Another thing you might consider: the younger part of the workforce is accustomed to having information immediately available. A generation who has grown up with search engines at their fingertips and news headlines on their social media timelines are now making up a quickly increasing percentage of the labor force. Without continuous feedback, young workers just entering their careers may find themselves lost or overwhelmed. These young professionals are a prime example of the need for businesses to keep up with the fast pace of the world around us. 

Several companies have already opted to kick the annual review method of performance management to the curb and adopt a more continuous method, and they are already showing significant benefits. According to the State of Continuous Performance Management Survey, companies that have switched to the ongoing method are seeing impressive reductions in challenges that are typically associated with the traditional annual review format. For example:

  •     Reviews being too subjective—reduced by 34%
  •     Reviews failing to improve performance—reduced by 32%
  •     Manager not providing quality feedback—reduced by 39%
  •     Review process doesn’t help in retaining top talent—reduced by 27%

These statistics give us tangible evidence that continuous performance reviews are improving the workplace, fixing problems, and combatting complaints after decades of insufficient and counterproductive yearly feedback. There is obviously a shift in employee, manager, and business needs, and continuous feedback is filling major gaps for all parties. 
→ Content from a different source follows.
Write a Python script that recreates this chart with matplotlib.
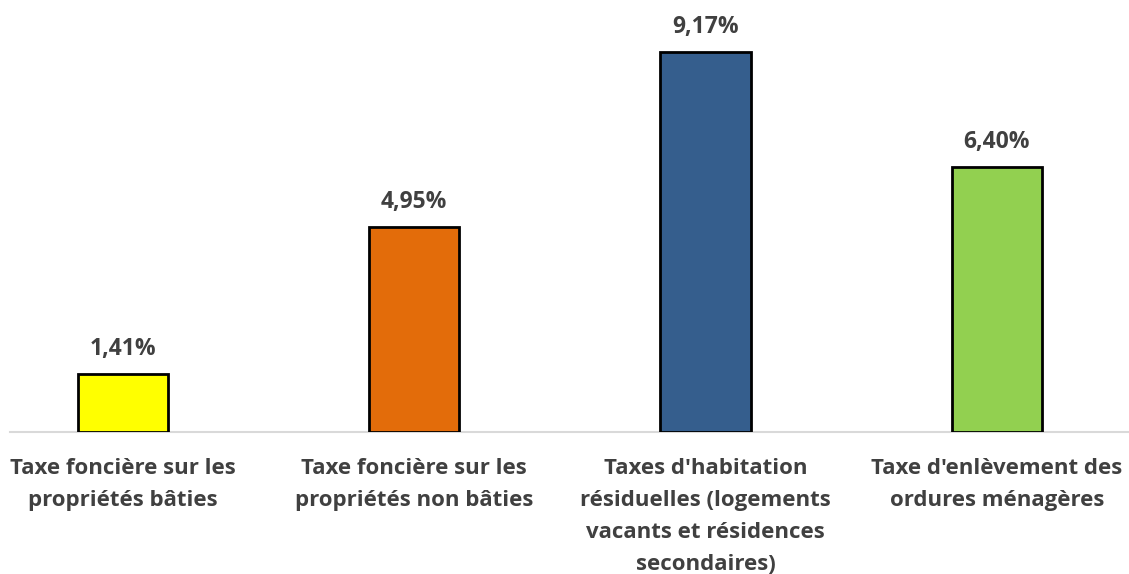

This shift is not coincidental. The workplace has changed over time. Today, workers in every position are granted far more flexibility to make decisions than workers in the same position had 20 years ago. The business world is incredibly fast-paced and there is now a great demand for the conversation between employer and employee to match that level of speed and consistency. The brave and strong have already put continuous feedback to the test and showcased impressive results. It’s time for the rest of the business world to follow suit—the evidence is there: continuous feedback closes gaps left by annual reviews and provides benefits even beyond that. Annual reviews are dead, but you know what they say—when one door closes, another door opens. The death of annual reviews brings the birth of real-time, continuous feedback in the workplace. So, sorry annual performance reviews, I think it’s time to break up, it’s not us—it’s you. Plus, we found a better alternative.